##### EXTRACTED INFORMATION #####

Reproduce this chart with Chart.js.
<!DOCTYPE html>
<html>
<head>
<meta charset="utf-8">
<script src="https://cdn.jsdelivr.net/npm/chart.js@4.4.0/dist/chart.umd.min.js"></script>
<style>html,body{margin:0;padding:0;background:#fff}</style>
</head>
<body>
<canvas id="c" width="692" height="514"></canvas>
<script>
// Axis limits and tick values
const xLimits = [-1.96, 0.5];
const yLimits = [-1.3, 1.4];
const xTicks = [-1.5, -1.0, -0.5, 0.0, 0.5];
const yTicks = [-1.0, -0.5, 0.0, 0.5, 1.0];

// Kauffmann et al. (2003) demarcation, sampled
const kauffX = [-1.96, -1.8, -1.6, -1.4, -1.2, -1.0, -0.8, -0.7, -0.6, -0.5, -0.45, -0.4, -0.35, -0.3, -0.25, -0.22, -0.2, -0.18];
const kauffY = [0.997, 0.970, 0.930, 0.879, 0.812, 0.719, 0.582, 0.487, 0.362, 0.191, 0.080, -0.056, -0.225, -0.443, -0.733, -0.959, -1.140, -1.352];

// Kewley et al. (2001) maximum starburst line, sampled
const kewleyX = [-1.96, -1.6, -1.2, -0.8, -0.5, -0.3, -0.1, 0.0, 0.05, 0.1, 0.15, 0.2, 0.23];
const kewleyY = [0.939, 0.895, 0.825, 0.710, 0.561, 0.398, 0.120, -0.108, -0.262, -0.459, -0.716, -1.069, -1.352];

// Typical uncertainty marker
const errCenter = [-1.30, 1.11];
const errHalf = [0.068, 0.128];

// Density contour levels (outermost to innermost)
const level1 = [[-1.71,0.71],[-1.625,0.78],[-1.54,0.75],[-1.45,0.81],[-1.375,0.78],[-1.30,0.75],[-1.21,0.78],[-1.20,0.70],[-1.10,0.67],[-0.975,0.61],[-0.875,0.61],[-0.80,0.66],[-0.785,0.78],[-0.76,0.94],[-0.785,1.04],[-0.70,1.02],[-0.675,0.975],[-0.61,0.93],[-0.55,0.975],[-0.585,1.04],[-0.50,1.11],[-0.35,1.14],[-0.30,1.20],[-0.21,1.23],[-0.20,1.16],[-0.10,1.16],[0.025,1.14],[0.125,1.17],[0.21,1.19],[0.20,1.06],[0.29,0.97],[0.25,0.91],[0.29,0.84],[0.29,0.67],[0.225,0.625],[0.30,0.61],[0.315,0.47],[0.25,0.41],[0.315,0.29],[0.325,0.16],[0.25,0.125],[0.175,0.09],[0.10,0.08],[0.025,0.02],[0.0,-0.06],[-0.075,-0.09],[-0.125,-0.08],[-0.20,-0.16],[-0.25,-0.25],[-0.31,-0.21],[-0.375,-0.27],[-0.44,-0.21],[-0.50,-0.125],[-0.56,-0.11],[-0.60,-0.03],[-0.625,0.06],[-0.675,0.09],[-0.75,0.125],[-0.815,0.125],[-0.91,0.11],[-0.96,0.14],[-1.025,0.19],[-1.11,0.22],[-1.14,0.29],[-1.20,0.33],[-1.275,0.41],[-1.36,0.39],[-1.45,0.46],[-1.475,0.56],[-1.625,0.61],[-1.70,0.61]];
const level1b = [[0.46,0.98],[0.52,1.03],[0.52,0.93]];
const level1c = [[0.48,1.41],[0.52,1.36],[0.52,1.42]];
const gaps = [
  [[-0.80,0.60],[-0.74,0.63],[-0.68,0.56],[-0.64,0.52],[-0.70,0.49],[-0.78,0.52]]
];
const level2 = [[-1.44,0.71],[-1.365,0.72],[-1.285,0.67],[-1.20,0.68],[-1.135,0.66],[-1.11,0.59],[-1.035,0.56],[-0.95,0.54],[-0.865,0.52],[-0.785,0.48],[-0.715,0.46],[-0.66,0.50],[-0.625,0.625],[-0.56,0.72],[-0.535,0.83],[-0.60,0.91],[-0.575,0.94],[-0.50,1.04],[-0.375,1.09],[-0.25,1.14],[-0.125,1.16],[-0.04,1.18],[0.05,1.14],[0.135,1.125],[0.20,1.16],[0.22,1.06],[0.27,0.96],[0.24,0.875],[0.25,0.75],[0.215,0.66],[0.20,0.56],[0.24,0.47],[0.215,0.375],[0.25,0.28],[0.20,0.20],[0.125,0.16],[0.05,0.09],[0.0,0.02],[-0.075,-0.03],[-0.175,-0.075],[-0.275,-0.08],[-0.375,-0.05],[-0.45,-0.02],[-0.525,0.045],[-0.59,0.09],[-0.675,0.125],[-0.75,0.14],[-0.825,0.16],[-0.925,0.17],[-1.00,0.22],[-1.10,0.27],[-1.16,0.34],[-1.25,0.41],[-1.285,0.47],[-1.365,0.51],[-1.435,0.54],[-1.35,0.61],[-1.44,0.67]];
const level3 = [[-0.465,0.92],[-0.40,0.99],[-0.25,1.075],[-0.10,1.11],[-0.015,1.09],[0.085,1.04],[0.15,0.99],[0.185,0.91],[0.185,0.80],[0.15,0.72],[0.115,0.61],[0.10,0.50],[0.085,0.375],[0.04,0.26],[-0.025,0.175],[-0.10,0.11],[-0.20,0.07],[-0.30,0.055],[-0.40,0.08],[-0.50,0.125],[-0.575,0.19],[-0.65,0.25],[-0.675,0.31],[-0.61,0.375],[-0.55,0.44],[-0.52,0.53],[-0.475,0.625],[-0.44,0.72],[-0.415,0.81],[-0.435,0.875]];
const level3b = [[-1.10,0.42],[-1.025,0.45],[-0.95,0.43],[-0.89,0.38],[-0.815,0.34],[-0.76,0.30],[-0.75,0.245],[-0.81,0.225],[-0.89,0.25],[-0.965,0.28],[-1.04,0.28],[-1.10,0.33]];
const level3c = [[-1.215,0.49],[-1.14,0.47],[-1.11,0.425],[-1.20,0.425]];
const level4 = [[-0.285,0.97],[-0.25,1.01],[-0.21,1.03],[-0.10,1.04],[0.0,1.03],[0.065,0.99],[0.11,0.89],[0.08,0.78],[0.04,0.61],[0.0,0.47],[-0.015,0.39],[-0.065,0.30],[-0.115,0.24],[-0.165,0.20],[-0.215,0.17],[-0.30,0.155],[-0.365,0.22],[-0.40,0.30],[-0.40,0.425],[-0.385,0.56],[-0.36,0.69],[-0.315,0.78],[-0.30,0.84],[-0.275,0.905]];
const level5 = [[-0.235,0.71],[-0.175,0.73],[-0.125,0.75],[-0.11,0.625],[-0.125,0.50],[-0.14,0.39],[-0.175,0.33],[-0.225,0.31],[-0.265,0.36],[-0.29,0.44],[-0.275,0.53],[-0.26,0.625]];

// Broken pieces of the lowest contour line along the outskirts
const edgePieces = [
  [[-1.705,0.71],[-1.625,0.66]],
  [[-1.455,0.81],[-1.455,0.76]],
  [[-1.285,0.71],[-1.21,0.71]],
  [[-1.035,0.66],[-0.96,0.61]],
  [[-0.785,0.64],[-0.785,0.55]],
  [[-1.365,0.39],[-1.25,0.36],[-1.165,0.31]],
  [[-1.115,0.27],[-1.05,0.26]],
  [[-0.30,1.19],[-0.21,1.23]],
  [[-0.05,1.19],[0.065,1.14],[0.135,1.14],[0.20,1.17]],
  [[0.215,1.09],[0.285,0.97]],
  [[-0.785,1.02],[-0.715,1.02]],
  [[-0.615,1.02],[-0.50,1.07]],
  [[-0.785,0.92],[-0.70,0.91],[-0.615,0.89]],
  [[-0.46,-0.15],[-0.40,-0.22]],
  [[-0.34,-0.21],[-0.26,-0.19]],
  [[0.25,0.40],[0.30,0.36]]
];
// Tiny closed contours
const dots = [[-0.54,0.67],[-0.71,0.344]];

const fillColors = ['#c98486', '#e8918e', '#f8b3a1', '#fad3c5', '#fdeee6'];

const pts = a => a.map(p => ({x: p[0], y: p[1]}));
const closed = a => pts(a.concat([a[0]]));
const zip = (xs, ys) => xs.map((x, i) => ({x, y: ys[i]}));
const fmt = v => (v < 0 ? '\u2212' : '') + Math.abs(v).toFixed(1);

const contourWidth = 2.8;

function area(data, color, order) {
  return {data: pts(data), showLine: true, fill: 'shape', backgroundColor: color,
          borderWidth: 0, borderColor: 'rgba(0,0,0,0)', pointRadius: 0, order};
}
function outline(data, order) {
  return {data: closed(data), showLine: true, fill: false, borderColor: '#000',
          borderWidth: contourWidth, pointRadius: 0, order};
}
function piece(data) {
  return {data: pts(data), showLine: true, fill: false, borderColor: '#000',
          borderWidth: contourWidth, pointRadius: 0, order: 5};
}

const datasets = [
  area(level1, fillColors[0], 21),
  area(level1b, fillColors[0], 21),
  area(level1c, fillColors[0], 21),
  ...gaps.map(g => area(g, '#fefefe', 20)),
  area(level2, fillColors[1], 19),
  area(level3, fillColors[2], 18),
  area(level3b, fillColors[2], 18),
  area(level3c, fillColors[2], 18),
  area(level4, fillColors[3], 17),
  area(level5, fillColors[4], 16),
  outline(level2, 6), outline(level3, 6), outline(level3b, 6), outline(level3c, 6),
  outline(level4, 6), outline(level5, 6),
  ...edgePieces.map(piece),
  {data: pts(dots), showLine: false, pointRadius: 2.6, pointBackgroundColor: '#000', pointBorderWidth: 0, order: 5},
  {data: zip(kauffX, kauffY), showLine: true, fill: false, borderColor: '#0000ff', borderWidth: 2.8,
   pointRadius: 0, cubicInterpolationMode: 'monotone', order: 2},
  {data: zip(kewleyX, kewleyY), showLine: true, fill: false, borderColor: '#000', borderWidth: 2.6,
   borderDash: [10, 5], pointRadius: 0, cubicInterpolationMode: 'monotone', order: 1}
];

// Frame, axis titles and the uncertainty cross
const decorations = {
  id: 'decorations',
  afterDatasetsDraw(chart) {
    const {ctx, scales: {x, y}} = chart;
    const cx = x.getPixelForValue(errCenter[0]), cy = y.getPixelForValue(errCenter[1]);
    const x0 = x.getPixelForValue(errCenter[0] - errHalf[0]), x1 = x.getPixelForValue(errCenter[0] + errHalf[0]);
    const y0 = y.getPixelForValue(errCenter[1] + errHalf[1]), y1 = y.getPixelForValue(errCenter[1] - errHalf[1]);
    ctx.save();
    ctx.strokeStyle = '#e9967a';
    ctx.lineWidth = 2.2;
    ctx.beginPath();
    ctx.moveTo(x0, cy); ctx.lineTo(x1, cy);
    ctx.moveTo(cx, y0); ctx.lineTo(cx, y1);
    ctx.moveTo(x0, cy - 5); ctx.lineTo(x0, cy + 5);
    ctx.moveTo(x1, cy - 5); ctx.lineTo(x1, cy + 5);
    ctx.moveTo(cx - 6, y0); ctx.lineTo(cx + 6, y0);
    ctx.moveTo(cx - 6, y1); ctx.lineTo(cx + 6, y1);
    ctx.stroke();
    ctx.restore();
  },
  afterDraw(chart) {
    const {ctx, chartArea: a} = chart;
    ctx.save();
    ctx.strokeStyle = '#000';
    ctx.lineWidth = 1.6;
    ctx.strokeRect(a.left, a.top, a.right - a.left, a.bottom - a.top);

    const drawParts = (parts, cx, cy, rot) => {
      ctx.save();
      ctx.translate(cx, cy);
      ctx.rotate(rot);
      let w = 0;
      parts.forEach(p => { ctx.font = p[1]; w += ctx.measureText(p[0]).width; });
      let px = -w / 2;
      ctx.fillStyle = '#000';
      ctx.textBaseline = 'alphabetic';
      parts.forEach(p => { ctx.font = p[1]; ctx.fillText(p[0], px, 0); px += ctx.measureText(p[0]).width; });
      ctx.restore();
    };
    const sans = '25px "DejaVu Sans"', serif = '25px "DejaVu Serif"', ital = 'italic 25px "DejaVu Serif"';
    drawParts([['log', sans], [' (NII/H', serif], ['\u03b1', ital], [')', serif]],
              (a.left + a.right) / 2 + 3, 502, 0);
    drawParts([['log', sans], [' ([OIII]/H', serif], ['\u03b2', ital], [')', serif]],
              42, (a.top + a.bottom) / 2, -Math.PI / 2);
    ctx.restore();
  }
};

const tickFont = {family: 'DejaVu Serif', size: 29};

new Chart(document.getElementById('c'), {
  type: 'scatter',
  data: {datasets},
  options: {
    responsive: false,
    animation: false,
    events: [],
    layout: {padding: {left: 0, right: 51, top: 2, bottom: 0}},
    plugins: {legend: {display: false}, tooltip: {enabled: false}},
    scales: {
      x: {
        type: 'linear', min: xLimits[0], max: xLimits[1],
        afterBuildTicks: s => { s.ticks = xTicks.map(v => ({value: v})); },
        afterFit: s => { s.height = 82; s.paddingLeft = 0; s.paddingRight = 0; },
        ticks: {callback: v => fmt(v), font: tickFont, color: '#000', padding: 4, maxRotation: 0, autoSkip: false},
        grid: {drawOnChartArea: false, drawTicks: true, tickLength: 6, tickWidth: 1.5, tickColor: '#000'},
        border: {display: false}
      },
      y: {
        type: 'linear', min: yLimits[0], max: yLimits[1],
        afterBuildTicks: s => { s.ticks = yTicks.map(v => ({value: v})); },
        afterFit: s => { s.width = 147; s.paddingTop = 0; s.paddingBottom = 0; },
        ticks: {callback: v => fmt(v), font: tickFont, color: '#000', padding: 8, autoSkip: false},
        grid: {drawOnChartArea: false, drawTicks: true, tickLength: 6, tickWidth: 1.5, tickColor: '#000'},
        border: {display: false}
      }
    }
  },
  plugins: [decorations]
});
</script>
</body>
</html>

#####
##### EXTRACTED INFORMATION #####

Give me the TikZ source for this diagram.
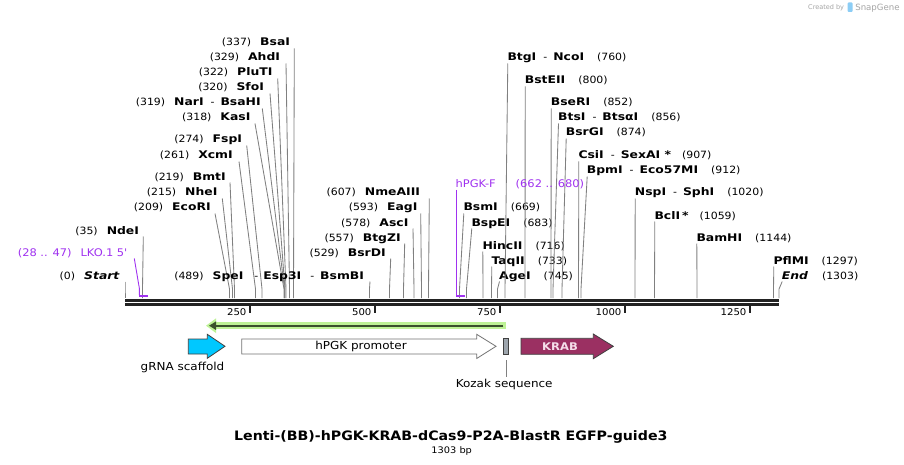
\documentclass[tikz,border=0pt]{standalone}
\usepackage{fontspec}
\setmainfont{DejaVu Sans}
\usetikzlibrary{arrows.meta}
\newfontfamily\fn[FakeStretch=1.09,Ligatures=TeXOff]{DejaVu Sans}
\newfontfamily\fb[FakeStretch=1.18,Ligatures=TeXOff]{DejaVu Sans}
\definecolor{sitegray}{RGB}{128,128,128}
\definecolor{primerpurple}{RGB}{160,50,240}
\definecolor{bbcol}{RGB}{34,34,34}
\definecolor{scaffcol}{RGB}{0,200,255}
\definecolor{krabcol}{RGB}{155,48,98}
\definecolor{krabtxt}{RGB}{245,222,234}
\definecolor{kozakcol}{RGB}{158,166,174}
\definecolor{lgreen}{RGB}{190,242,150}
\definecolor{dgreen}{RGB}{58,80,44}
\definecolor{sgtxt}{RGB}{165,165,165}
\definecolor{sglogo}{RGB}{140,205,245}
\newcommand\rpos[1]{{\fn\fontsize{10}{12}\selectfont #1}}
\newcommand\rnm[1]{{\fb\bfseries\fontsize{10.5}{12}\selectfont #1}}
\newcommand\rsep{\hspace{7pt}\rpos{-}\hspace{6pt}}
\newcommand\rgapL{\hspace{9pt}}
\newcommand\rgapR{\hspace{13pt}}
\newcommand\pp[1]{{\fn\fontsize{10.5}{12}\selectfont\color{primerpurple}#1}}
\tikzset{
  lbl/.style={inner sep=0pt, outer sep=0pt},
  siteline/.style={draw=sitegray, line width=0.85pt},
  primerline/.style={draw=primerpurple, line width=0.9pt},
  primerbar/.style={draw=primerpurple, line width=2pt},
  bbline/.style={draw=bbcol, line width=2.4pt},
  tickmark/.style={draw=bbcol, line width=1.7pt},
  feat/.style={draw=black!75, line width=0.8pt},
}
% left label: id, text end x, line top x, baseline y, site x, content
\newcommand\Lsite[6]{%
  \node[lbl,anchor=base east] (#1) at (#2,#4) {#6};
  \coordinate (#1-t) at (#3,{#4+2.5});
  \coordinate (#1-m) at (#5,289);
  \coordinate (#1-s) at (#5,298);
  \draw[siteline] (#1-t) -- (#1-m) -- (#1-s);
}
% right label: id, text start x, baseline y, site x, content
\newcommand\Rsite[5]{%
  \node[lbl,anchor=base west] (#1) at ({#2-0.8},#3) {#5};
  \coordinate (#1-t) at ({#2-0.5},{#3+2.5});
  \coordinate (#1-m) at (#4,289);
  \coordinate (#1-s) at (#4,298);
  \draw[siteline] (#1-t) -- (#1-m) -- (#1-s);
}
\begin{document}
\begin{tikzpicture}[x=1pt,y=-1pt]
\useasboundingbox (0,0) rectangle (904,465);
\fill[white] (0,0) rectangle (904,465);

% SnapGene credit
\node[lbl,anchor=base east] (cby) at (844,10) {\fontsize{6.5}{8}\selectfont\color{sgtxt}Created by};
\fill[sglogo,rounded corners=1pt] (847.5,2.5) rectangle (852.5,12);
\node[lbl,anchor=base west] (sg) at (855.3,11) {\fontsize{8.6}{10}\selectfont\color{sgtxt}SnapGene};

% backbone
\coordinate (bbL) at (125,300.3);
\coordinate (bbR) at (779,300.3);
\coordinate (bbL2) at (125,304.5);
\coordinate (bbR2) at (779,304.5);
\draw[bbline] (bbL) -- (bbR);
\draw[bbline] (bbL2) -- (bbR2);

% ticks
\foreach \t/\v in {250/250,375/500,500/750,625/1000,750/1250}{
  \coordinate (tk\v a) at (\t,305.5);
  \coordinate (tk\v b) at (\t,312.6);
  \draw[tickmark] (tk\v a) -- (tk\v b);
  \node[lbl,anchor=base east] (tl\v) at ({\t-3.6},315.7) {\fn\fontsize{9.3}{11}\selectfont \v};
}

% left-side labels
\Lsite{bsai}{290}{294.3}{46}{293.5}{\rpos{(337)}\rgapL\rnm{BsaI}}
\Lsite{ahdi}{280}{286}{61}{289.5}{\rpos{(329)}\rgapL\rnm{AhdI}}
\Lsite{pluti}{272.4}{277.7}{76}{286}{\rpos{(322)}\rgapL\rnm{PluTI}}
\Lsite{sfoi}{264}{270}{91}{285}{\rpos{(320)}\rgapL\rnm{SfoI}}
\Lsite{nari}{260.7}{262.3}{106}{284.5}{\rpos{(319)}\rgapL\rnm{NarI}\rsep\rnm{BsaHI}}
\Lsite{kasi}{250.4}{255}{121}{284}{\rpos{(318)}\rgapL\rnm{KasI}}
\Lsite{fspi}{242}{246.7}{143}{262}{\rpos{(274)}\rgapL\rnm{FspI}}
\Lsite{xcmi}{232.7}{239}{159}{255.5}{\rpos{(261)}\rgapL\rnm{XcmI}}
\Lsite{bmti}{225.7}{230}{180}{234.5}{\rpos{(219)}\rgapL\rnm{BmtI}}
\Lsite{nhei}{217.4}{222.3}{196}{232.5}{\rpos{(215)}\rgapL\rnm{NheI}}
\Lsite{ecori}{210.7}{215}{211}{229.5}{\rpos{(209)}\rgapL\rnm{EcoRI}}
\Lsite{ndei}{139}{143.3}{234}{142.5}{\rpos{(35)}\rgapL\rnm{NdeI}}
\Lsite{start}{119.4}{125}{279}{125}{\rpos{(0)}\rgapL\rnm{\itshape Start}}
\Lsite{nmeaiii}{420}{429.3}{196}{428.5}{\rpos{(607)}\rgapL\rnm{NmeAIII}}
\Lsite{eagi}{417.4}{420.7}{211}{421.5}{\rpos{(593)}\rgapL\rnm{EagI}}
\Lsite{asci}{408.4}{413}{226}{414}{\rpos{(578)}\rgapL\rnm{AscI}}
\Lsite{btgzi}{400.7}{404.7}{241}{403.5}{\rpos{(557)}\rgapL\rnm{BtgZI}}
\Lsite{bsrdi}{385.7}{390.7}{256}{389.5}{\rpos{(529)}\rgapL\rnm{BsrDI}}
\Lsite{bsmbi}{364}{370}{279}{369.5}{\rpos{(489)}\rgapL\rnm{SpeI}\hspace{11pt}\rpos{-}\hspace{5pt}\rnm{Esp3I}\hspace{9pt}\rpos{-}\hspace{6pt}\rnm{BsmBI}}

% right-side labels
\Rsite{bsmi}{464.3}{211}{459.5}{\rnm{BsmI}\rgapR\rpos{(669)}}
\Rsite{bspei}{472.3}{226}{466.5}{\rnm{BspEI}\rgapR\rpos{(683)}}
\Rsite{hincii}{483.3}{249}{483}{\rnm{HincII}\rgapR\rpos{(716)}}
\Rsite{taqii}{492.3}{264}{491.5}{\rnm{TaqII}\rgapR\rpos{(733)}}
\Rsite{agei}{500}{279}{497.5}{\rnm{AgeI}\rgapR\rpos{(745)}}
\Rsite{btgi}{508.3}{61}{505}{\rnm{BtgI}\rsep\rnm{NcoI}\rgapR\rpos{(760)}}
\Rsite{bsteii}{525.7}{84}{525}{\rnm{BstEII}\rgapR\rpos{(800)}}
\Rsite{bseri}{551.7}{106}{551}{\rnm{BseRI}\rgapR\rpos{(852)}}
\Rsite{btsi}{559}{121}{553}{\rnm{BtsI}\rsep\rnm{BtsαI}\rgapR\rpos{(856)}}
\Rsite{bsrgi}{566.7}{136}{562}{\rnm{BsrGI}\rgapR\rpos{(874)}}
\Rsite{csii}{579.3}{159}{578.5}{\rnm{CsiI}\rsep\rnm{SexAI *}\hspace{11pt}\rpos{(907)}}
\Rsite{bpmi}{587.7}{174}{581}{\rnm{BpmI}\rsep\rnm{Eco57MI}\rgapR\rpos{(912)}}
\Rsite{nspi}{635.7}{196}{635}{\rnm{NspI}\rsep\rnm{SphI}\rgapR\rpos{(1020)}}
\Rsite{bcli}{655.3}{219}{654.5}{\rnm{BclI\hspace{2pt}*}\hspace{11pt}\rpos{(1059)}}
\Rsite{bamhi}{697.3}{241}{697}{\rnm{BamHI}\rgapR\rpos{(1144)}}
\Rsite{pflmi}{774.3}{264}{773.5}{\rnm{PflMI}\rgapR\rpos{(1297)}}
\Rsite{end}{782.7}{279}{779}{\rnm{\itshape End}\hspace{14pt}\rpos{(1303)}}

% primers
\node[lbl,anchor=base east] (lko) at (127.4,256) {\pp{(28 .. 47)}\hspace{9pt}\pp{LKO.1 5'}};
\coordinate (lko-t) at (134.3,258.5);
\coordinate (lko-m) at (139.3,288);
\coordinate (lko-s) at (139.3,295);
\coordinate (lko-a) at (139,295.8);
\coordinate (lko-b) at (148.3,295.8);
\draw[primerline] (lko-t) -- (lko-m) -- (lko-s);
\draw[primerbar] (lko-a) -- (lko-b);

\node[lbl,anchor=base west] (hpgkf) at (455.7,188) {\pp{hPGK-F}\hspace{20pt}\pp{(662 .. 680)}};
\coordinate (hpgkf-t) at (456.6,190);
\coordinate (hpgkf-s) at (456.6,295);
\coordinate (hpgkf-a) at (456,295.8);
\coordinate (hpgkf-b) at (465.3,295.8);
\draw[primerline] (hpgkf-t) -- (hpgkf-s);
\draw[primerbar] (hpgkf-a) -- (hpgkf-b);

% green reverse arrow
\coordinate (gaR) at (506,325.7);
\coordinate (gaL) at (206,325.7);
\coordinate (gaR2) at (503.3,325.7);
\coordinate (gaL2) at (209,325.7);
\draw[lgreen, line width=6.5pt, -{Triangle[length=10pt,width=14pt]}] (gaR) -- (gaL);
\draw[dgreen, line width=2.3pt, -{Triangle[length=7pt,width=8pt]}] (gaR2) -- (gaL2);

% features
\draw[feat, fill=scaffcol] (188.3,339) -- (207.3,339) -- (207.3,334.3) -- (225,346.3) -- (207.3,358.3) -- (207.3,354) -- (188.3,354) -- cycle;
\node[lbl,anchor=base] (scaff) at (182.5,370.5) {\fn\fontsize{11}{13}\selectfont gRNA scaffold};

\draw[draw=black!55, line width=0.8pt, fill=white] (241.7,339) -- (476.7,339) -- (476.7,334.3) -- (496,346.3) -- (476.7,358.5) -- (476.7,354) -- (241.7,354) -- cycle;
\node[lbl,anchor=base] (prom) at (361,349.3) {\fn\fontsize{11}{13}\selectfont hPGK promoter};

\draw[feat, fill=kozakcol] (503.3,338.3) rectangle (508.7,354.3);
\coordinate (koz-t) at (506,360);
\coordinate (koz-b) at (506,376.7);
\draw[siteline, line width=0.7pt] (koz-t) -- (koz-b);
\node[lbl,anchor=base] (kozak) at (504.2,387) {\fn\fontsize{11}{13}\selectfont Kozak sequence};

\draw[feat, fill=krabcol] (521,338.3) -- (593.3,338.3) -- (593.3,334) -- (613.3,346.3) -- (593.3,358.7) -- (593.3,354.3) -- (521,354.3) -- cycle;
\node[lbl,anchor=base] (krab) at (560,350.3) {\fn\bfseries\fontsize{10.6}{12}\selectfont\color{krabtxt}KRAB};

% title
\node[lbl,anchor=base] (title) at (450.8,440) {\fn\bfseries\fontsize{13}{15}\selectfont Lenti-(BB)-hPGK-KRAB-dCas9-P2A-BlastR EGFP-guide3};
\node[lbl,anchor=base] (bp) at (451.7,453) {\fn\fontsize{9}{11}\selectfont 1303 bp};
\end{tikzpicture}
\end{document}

#####

Extract the lines of the preceding material that run from the line with "Reproduce this chart with Chart.js." through the line with "const errHalf = [0.068, 0.128];", inclusive, reproducing them exactly and adding nothing.

RESULT:
Reproduce this chart with Chart.js.
<!DOCTYPE html>
<html>
<head>
<meta charset="utf-8">
<script src="https://cdn.jsdelivr.net/npm/chart.js@4.4.0/dist/chart.umd.min.js"></script>
<style>html,body{margin:0;padding:0;background:#fff}</style>
</head>
<body>
<canvas id="c" width="692" height="514"></canvas>
<script>
// Axis limits and tick values
const xLimits = [-1.96, 0.5];
const yLimits = [-1.3, 1.4];
const xTicks = [-1.5, -1.0, -0.5, 0.0, 0.5];
const yTicks = [-1.0, -0.5, 0.0, 0.5, 1.0];

// Kauffmann et al. (2003) demarcation, sampled
const kauffX = [-1.96, -1.8, -1.6, -1.4, -1.2, -1.0, -0.8, -0.7, -0.6, -0.5, -0.45, -0.4, -0.35, -0.3, -0.25, -0.22, -0.2, -0.18];
const kauffY = [0.997, 0.970, 0.930, 0.879, 0.812, 0.719, 0.582, 0.487, 0.362, 0.191, 0.080, -0.056, -0.225, -0.443, -0.733, -0.959, -1.140, -1.352];

// Kewley et al. (2001) maximum starburst line, sampled
const kewleyX = [-1.96, -1.6, -1.2, -0.8, -0.5, -0.3, -0.1, 0.0, 0.05, 0.1, 0.15, 0.2, 0.23];
const kewleyY = [0.939, 0.895, 0.825, 0.710, 0.561, 0.398, 0.120, -0.108, -0.262, -0.459, -0.716, -1.069, -1.352];

// Typical uncertainty marker
const errCenter = [-1.30, 1.11];
const errHalf = [0.068, 0.128];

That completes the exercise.